East Ongul Island

Geography
- Location: Antarctica
- Coordinates: 69°1′S 39°35′E﻿ / ﻿69.017°S 39.583°E

Administration
- Administered under the Antarctic Treaty System

Demographics
- Population: Uninhabited

= East Ongul Island =

Island in Antarctica

East Ongul Island is an island in the Flatvaer Islands off of Antarctica. It is 1 nmi long, lying immediately east of the northern part of Ongul Island at the east side of the entrance of Lutzow-Holm Bay.
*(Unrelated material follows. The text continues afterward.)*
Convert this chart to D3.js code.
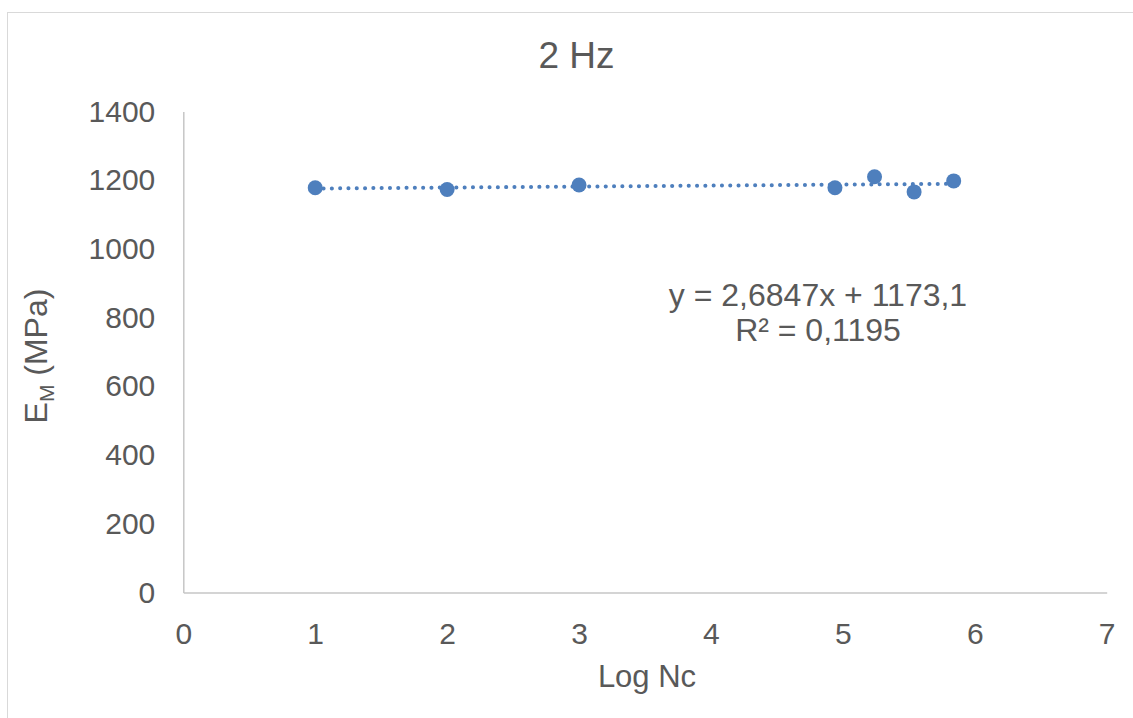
<!DOCTYPE html>
<html>
<head>
<meta charset="utf-8">
<script src="https://cdn.jsdelivr.net/npm/d3@7"></script>
<style>
  html, body { margin: 0; padding: 0; background: #fff; }
  svg { display: block; font-family: "Liberation Sans", Arial, sans-serif; }
</style>
</head>
<body>
<svg id="chart" width="1133" height="718"></svg>
<script>
// ---- data ----
const title = "2 Hz";
const xLabel = "Log Nc";
const logNc = [1, 2, 3, 4.94, 5.24, 5.54, 5.84];
const emMPa = [1178, 1173, 1186, 1178, 1210, 1166, 1198];
const xTicks = [0, 1, 2, 3, 4, 5, 6, 7];
const yTicks = [0, 200, 400, 600, 800, 1000, 1200, 1400];
const equationLines = ["y = 2,6847x + 1173,1", "R² = 0,1195"];

// ---- layout ----
const svg = d3.select("#chart");
const W = 1133, H = 718;
const m = { left: 183.3, right: 1106.7, top: 111.5, bottom: 592.5 };
const blue = "#4e7fbd";
const textCol = "#595959";
const axisCol = "#c6c6c6";

svg.append("rect").attr("x", 0).attr("y", 0).attr("width", W).attr("height", H).attr("fill", "#fff");
// chart border (only top and left visible in the frame)
svg.append("rect").attr("x", 7.5).attr("y", 12.5).attr("width", 1140).attr("height", 720)
  .attr("fill", "none").attr("stroke", "#d9d9d9").attr("stroke-width", 1);

const x = d3.scaleLinear().domain([0, 7]).range([m.left, m.right]);
const y = d3.scaleLinear().domain([0, 1400]).range([m.bottom, m.top]);

// axes
const xAxis = d3.axisBottom(x).tickValues(xTicks).tickSize(0).tickPadding(30).tickFormat(d3.format("d"));
const gx = svg.append("g").attr("transform", `translate(0,${m.bottom})`).call(xAxis);
gx.select(".domain").attr("stroke", axisCol).attr("stroke-width", 1.5);
gx.selectAll("text").attr("fill", textCol).style("font-size", "30px")
  .style("font-family", "'Liberation Sans', Arial, sans-serif");

const yAxis = d3.axisLeft(y).tickValues(yTicks).tickSize(0).tickPadding(28).tickFormat(d3.format("d"));
const gy = svg.append("g").attr("transform", `translate(${m.left},0)`).call(yAxis);
gy.select(".domain").attr("stroke", axisCol).attr("stroke-width", 1.5);
gy.selectAll("text").attr("fill", textCol).style("font-size", "30px")
  .style("font-family", "'Liberation Sans', Arial, sans-serif");

// title
svg.append("text").attr("x", 576.5).attr("y", 68)
  .attr("text-anchor", "middle").attr("fill", textCol).style("font-size", "37px").text(title);

// x label
svg.append("text").attr("x", 647).attr("y", 687)
  .attr("text-anchor", "middle").attr("fill", textCol).style("font-size", "31px").text(xLabel);

// y label with subscript
const yl = svg.append("text").attr("transform", `translate(47,${(m.top + m.bottom) / 2 + 4}) rotate(-90)`)
  .attr("text-anchor", "middle").attr("fill", textCol).style("font-size", "32px");
yl.append("tspan").text("E");
yl.append("tspan").attr("dy", 7).style("font-size", "21px").text("M");
yl.append("tspan").attr("dy", -7).text(" (MPa)");

// trendline (least squares from the data)
const mx = d3.mean(logNc), my = d3.mean(emMPa);
let sxy = 0, sxx = 0;
logNc.forEach((v, i) => { sxy += (v - mx) * (emMPa[i] - my); sxx += (v - mx) * (v - mx); });
const slope = sxy / sxx, intercept = my - slope * mx;
const [x0, x1] = d3.extent(logNc);
svg.append("line")
  .attr("x1", x(x0)).attr("y1", y(intercept + slope * x0))
  .attr("x2", x(x1)).attr("y2", y(intercept + slope * x1))
  .attr("stroke", blue).attr("stroke-width", 4).attr("stroke-linecap", "round")
  .attr("stroke-dasharray", "0.1 8.2");

// points
svg.append("g").selectAll("circle").data(logNc).join("circle")
  .attr("cx", d => x(d)).attr("cy", (d, i) => y(emMPa[i])).attr("r", 7.5).attr("fill", blue);

// equation
const eq = svg.append("text").attr("text-anchor", "middle").attr("fill", textCol).style("font-size", "32px");
equationLines.forEach((t, i) => {
  eq.append("tspan").attr("x", 818).attr("y", 306 + i * 35).text(t);
});
</script>
</body>
</html>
East Ongul Island this island was originally mapped as a part of Ongul Island by Norwegian cartographers who worked from air photos taken by the Lars Christensen Expedition (LCE), 1936–37. In 1957, the Japanese Antarctic Research Expedition (JARE) discovered the Nakano-seto Strait, a small strait separating Ongul and East Ongul islands. The name Ongul Island was retained for the largest island in the group, and the smaller island was given the name East Ongul Island. Showa Station, a Japanese permanent research station, was built on East Ongul Island in 1957.

== Named features ==
Both the Lars Christensen Expedition (LCE) and the later Japanese Antarctic Research Expedition (JARE) mapped and named many features on and around East Ongul Island. Unless noted below, all names were applied by JARE.

Tachimachi Point is a low, snow-covered point which marks the northeast extremity of East Ongul Island. The name Tachimachi-misaki, meaning "stand and wait point," was given by JARE Headquarters in 1972. Kitano-ura Cove, meaning "northern cove," indents the island's northern side. Miharashi Peak, a hill 40 m high, is the highest point in the northeastern extremity of East Ongul Island. Its name means "extensive view peak".

Nishino-ura Cove indents the western side of East Ongul Island. First mapped from LCE photographs, it was named Nishino-ura, or "western cove," by JARE. On southern part of the cove is Kitami Beach, meaning "north-looking beach." 0.2 nmi south of that is Kaino-hama Beach, meaning "beach of shells."

The highest point on the island is Hachinosu Peak ("beehive peak"), a small hill 45 m high. It sits 0.2 mi east of Nishino-ura Cove. Mizukumi Stream, a small meltwater stream, sits 0.1 nmi north of Hachinosu Peak. Its name comes from Mizukumizawa and means "water-drawing stream."

On the southern portion of the island there are a number of small lakes. 0.3 nmi southeast of Hachinosu sits Lake Midori, a small lake whose name means "green pond". Lake Kamome ("seagull pond") sits just southeast. Lake Tarachine sits to the south of Kamome, with Lake Minami just to the south of Tarachine.